The Well of San Patrizio, a masterpiece of Renaissance engineering, was excavated by Pope Clement VII, who took refuge in Orvieto after “the Sack of Rome” by the imperial troops and the Lanzichenecchi, to supply the city with water in the event of a siege. The task was entrusted to Antonio da Sangallo the Younger in 1527. The work was completed in 1537 under the papacy of Paul III Farnese. The well initially called “della Rocca” as it is close to the Rocca Albornoz, was later renamed “Pozzo di San Patrizio” because due to its depth it was approached to the grotto of an Irish lake where the saint went to pray. Legend has it that this cavity was so deep that it was the gateway to Purgatory. The well has an important depth (54 meters) and is composed of a double spiral staircase structure of 248 steps, 13 meters in diameter and is illuminated by 72 large windows. This ingenious structure created by Sangallo allowed pack animals to go down and up to get water without ever meeting. Going down the well, near the bottom, you can see a curious door. From here, crossing a narrow tunnel dug into the tuff, you arrive near the Fountain of San Zero, under the cliff. The fountain is connected to the emissary which guarantees the constant level of water at the bottom of the well coming from a natural spring. It is said that in addition to its original function, this tunnel also had an important purpose: to represent a quick and safe escape route for the Pope in case of danger.

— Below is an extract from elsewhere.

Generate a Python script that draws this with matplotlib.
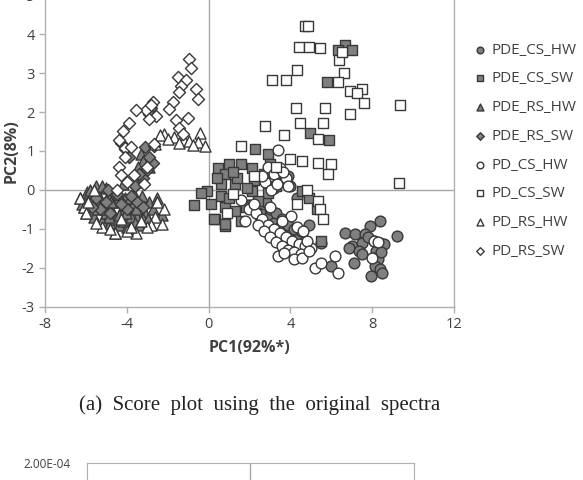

The presence of artificial cavities (about 1200 have been identified) in the subsoil of Orvieto is due to the geological nature of the tuff rock on which the city stands and within which excavation has continued for centuries.

The complex system of tunnels located in the subsoil characterizes the underground reality of Orvieto, in which ancient workplaces materialize, water drainage systems already designed for the Etruscan city are appreciated, medieval water supply systems are included with the first city aqueduct.

Visit the museum website: https://liveorvieto.com/




Ring of the cliff

“Anello della Rupe” is a ring-path around the rock of Orvieto, in a succession of hills that define the perimeter of the massive tuff rock on which the city rests. It is recommend to wear comfortable walking shoes on this path. There are several entrances to the path around town, the most recommended starting point is from the Madonna del Velo Church as it is convenient for its proximity to the “Foro Boario” car park. Other accesses to the route are Porta Vivaria, Porta Rocca and the staircase on Piazza Marconi.

Exclusive views of Orvieto

It’s a ring route of 18.6 km that climbs up a plateau, reaching the localities of Rocca Ripesena (called “Paese delle Rose”) and passing through the sources of mineral waters called Tione, comes to Sugano. Then you reach the “Cut stone”, traditionally linked to the passage of the relics of the miracle of Bolsena which are then preserved in the Cathedral of Orvieto. Then you go down on a straight and bumpy track with stretches of old paving, leaving on the right the imposing structure of the medieval Aqueduct, until you return to the starting point, the “Campo della Fiera” car park.

Selciata dei Cappuccini and Medieval Aqueduct

Ring route of 9.3 km to discover the hidden city. In the second half of the thirteenth century, at the height of its most prosperous season, the Municipality of Orvieto undertakes two great initiatives, destined to mark the face of the city in the centuries to come: the aqueduct and the new Cathedral. This huge public work, completed between 1273 and 1276, carried the waters from the Alfina plateau to the city. During the fifteenth century the aqueduct witnessed a progressive decline. In 1682, the Municipality decided to divert the water in the Campo della Fiera area.



St. Patrick’s Well’s guided tours

Sistema Museo is the company that manages St. Patrick’s Well’s and regularly organizes guided tours for individuals, groups and tourists. Guided tours focus on the history of the well and its construction, linked to the city’s water supply difficulties in the Middle Ages and the Renaissance.

Cliff-valley project

The project involves the recovery and enhancement of the connection between the Albornoz Fortress and St. Patrick’s Well, restoration of the San Zero fountain and overall redevelopment of the “Le Piagge” route. In particular, the connection between the Albornoz Fortress and the Well of San Patrizio will be made with a tuff and basalt stone staircase that will connect a door of the fortress with a path that, crossing the existing sports facilities, will lead to Viale Sangallo.